THE CABLE-CLAMPING JIG
The jig should be of strong construction using a tough wood such as oak. It can be built to any dimension. The height is determined by the length of the staves, although, as in this case, the staves can be up to a foot longer. The width is determined by the space needed for the threaded-rod-to-cable interface (hook, swivel connector, etc.) plus the room needed between the staves for applying glue.
Glue the staves and put the jig to work. Apply the glue using a squeeze bottle and a small brush, opening up each pair of staves one at a time. Use a powerful electric drill equipped with a socket to turn the threaded rod and gradually pull the staves together.
Test the jig with a dry run
Lay out the staves in their correct order on an assembly table and thread the polypropylene tubing through the holes. You can now stand the assembly upright adjacent to the cable jig and insert the 1⁄8-in.-dia. cable through the tubing. It’s easier to wax both the tubing and the cable with paste wax. The assembly should be loose enough to apply glue to the inside edges of the staves, but snug enough that you can take up all the slack when the rods are tightened. The three cables are then threaded through and secured to a hardwood caul.
Before using the system, I do a dry run to eliminate surprises. Clamp the frame of the jig securely to the assembly table or workbench and begin to turn the all-thread rods. Using the drill to drive all three rods allows you to apply complete clamping pressure within minutes.
Assuming all seems well, reverse the drill to drive the rods back through the frame and pull the staves apart. I use urea-formaldehyde glue because of its long open time, great strength, and resistance to glue creep. Apply the glue to one joint at a time, then snug up that joint to expose the next one for gluing.
When all the joints are glued, retract the rods a bit at a time until the staves are tightly clamped, and let them sit overnight at a minimum temperature of 70°F.
Concave cleanup. An angle grinder fitted with a sanding disk does the initial shaping, and a curved scraper follows.

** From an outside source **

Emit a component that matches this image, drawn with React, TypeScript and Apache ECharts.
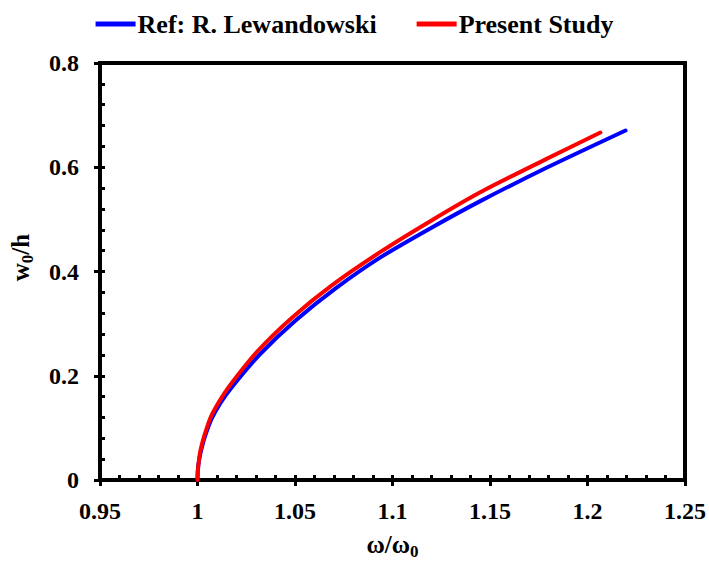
import React, { useEffect, useRef } from "react";
import * as echarts from "echarts";

const xTicks = [0.95, 1, 1.05, 1.1, 1.15, 1.2, 1.25];
const yTicks = [0, 0.2, 0.4, 0.6, 0.8];

const refX = [1.0, 1.0002, 1.0009, 1.0018, 1.0038, 1.0072, 1.0118, 1.0178, 1.032, 1.05, 1.071, 1.0942, 1.12, 1.145, 1.179, 1.2195];
const refY = [0.0, 0.02, 0.04, 0.056, 0.083, 0.117, 0.148, 0.179, 0.241, 0.305, 0.368, 0.428, 0.484, 0.535, 0.599, 0.6705];

const presentX = [1.0, 1.0002, 1.0008, 1.0016, 1.0035, 1.0067, 1.0112, 1.0169, 1.0305, 1.0483, 1.0687, 1.094, 1.12, 1.145, 1.179, 1.2066];
const presentY = [0.0, 0.02, 0.04, 0.058, 0.085, 0.12, 0.151, 0.183, 0.246, 0.311, 0.373, 0.438, 0.498, 0.552, 0.616, 0.6666];

const FONT = "Liberation Serif";

export default function App() {
  const ref = useRef<HTMLDivElement>(null);
  useEffect(() => {
    if (!ref.current) return;
    const chart = echarts.init(ref.current, undefined, { renderer: "svg" });
    const refData = refX.map((x, i) => [x, refY[i]]);
    const presentData = presentX.map((x, i) => [x, presentY[i]]);
    const xmin = xTicks[0];
    const xmax = xTicks[xTicks.length - 1];
    const ymin = yTicks[0];
    const ymax = yTicks[yTicks.length - 1];
    const baseX = {
      type: "value",
      min: xmin,
      max: xmax,
      interval: 0.05,
      gridIndex: 0,
      position: "bottom",
    };
    const baseY = {
      type: "value",
      min: ymin,
      max: ymax,
      interval: 0.2,
      gridIndex: 0,
      position: "left",
    };
    const fmt = (v: number) => String(parseFloat(v.toFixed(2)));
    chart.setOption({
      animation: false,
      backgroundColor: "#fff",
      grid: {
        left: 97,
        right: 23,
        top: 63,
        bottom: 88,
        show: true,
        borderColor: "#000",
        borderWidth: 4,
      },
      legend: {
        top: 6,
        left: "center",
        icon: "rect",
        itemWidth: 40,
        itemHeight: 5,
        itemGap: 40,
        textStyle: { fontFamily: FONT, fontWeight: "bold", fontSize: 26, color: "#000", padding: [0, 0, 0, -3] },
        data: ["Ref: R. Lewandowski", "Present Study"],
      },
      xAxis: [
        {
          ...baseX,
          name: "{a|ω/ω}{s|0}",
          nameLocation: "middle",
          nameGap: 49,
          nameTextStyle: {
            rich: {
              a: { fontFamily: FONT, fontWeight: "bold", fontSize: 25, color: "#000" },
              s: { fontFamily: FONT, fontWeight: "bold", fontSize: 17, color: "#000", padding: [14, 0, 0, 0] },
            },
          },
          axisLine: { show: true, lineStyle: { color: "#000", width: 4 } },
          axisTick: { show: true, inside: false, length: 6, lineStyle: { color: "#000", width: 3 } },
          axisLabel: {
            margin: 19,
            fontFamily: FONT,
            fontWeight: "bold",
            fontSize: 24,
            color: "#000",
            formatter: fmt,
          },
          splitLine: { show: false },
        },
        {
          ...baseX,
          axisLine: { show: false },
          axisLabel: { show: false },
          axisTick: { show: true, inside: true, length: 5, lineStyle: { color: "#000", width: 3 } },
          minorTick: { show: true, splitNumber: 5, length: 5, lineStyle: { color: "#000", width: 3 } },
          splitLine: { show: false },
        },
      ],
      yAxis: [
        {
          ...baseY,
          name: "{a|w}{s|0}{a|/h}",
          nameLocation: "middle",
          nameRotate: 90,
          nameGap: 64,
          nameTextStyle: {
            padding: [0, 0, 0, 28],
            rich: {
              a: { fontFamily: FONT, fontWeight: "bold", fontSize: 25, color: "#000" },
              s: { fontFamily: FONT, fontWeight: "bold", fontSize: 17, color: "#000", padding: [14, 0, 0, 0] },
            },
          },
          axisLine: { show: true, lineStyle: { color: "#000", width: 4 } },
          axisTick: { show: true, inside: false, length: 6, lineStyle: { color: "#000", width: 3 } },
          axisLabel: {
            margin: 21,
            fontFamily: FONT,
            fontWeight: "bold",
            fontSize: 24,
            color: "#000",
            formatter: fmt,
          },
          splitLine: { show: false },
        },
        {
          ...baseY,
          axisLine: { show: false },
          axisLabel: { show: false },
          axisTick: { show: true, inside: true, length: 5, lineStyle: { color: "#000", width: 3 } },
          minorTick: { show: true, splitNumber: 5, length: 5, lineStyle: { color: "#000", width: 3 } },
          splitLine: { show: false },
        },
      ],
      series: [
        {
          name: "Ref: R. Lewandowski",
          type: "line",
          xAxisIndex: 0,
          yAxisIndex: 0,
          data: refData,
          smooth: 0.25,
          symbol: "none",
          lineStyle: { color: "#0000FF", width: 4, cap: "round" },
          itemStyle: { color: "#0000FF" },
        },
        {
          name: "Present Study",
          type: "line",
          xAxisIndex: 0,
          yAxisIndex: 0,
          data: presentData,
          smooth: 0.25,
          symbol: "none",
          lineStyle: { color: "#FF0000", width: 4, cap: "round" },
          itemStyle: { color: "#FF0000" },
        },
      ],
    });
    return () => chart.dispose();
  }, []);
  return <div ref={ref} style={{ width: 709, height: 568, position: "absolute", left: 0, top: 0 }} />;
}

Add outside staves or plug the holes. You can reserve a pair of staves and glue them to the finished panel, gluing temporary clamping blocks to the workpiece. Or use a piece of matching wood to create a nearly in-visible plug.
Conceal the cable holes
After you have removed the cables and tubing, use a coarse sanding disk on an angle grinder to remove the squeeze-out and start rounding both surfaces. I then use a curved scraper on the inside and a sander on the outside.
You can conceal the holes in the staves a couple of different ways. You can hold back the two outside staves from each piece and glue them on after the piece is glued up. An easier solution is to fill the holes with plugs that match in color and grain. Square up the holes using a hollow-chisel bit and mallet, and then glue in the matching plugs.